Dosyadaki bu delil durumu karşısında davacı işçinin, narenciye bahçesi olan davalı iş yerinde, bahçenin bakımı, ilaçlanması, gübrelenmesi ve traktör ile sürülmesi işlerini yaptığı, bu işlerin de tarım işi kapsamında kaldığı, davacının bekçilik görevinin bulunmadığı, sadece bekçi olarak görev yapan işçinin izinde olduğu dönemde geçici olarak bekçilik yaptığı, bu durumda da bekçilik görevinin baskın iş niteliğinde olmadığı sonucuna varılmıştır. Ayrıca, somut olayda davacı işçinin traktör kullanması tarım işi niteliğinde bulunmayan şoförlük işi olarak da değerlendirilemez. Zira davacı işçinin traktörü bahçenin bakımı, gübrelenmesi, ilaçlanması ya da sürülmesi işinde kullandığı anlaşılmaktadır. Bu durumda davacı, 4857 sayılı İş Kanunu’nun 1’inci maddesinin ikinci fıkrası yollaması ile aynı Kanunun 4/1-b bendi uyarınca tarım işinde çalıştığından İş Kanunu kapsamı dışında kalmaktadır. .
Hâl böyle olunca davacının İş Kanunu kapsamında işçi olmaması nedeniyle hakkında 6098 sayılı Türk Borçlar Kanunu’nun hizmet sözleşmesine ilişkin hükümlerinin uygulanması gerektiği, dolayısıyla davanın açıldığı tarihte yürürlükte olan 5521 sayılı İş Mahkemeleri Kanunu’nun 1’inci maddesi uyarınca uyuşmazlığın çözümünün genel mahkemelerin görevine girdiği anlaşılmakla bu yöne ilişkin direnme kararı isabetlidir.
Bununla birlikte 6100 sayılı Hukuk Muhakemeleri Kanunu’nun (HMK) 115/2’nci maddesi uyarınca, mahkeme, dava şartı noksanlığını tespit ederse davanın usulden reddine karar verir. Bu durumda mahkemece, HMK'nın 114/1-c madde hükmü gereğince anılan yasal düzenleme göz önünde bulundurularak, göreve ilişkin dava şartı noksanlığı bulunduğu gerekçesiyle, davanın usulden reddine karar verilmesi ile yetinilmesi gerekirken, hüküm fıkrasında 'Davacının davasının görev yönünden reddine ve mahkememizin görevsizliğine' ibarelerine yer verilmesi hatalı ise de, direnme kararı sonucu itibariyle doğru olduğundan, hüküm fıkrasında yapılan yanlışlığın düzeltilmesi yeniden yargılama yapılmasını gerektirmediğinden, hüküm fıkrasında yer alan “'Davacının davasının görev yönünden reddine ve mahkememizin görevsizliğine' ifadesinin çıkarılarak yerine “Mahkemenin görevine ilişkin dava şartı noksanlığı bulunduğundan HMK'nın 114/1-c ve 115/2’nci maddeleri uyarınca davanın usulden reddine” ifadesi eklenmek suretiyle direnme kararının bu şekilde onanmasına karar vermek gerekmiştir.

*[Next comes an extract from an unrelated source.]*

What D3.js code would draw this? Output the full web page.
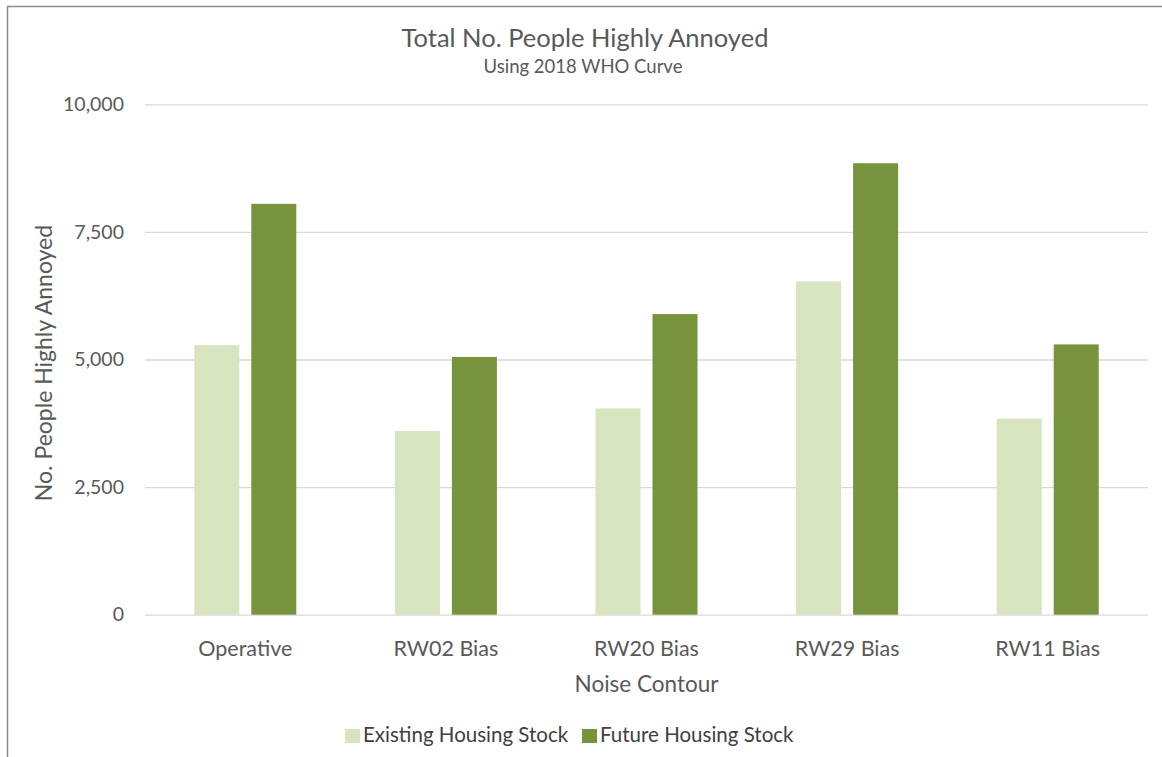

SONUÇ: Yukarıda açıklanan nedenle, davacı vekilinin temyiz itirazlarının reddi ile direnme kararının hüküm fıkrasının ikinci paragrafında yer alan “Davacının davasının görev yönünden reddine ve mahkememizin görevsizliğine” ibaresinin çıkarılmasına ve yerine 'Mahkemenin görevine ilişkin dava şartı noksanlığı bulunduğundan HMK'nın 114/1-c ve 115/2’nci maddeleri uyarınca davanın usulden reddine' ibaresinin yazılması suretiyle hükmün DÜZELTİLEREK ONANMASINA, gerekli temyiz ilam harcı peşin alındığından başkaca harç alınmasına yer olmadığına, karar düzeltme yolu kapalı olmak üzere, 18.10.2018 tarihinde yapılan ikinci görüşmede oy çokluğuyla kesin olarak karar verildi.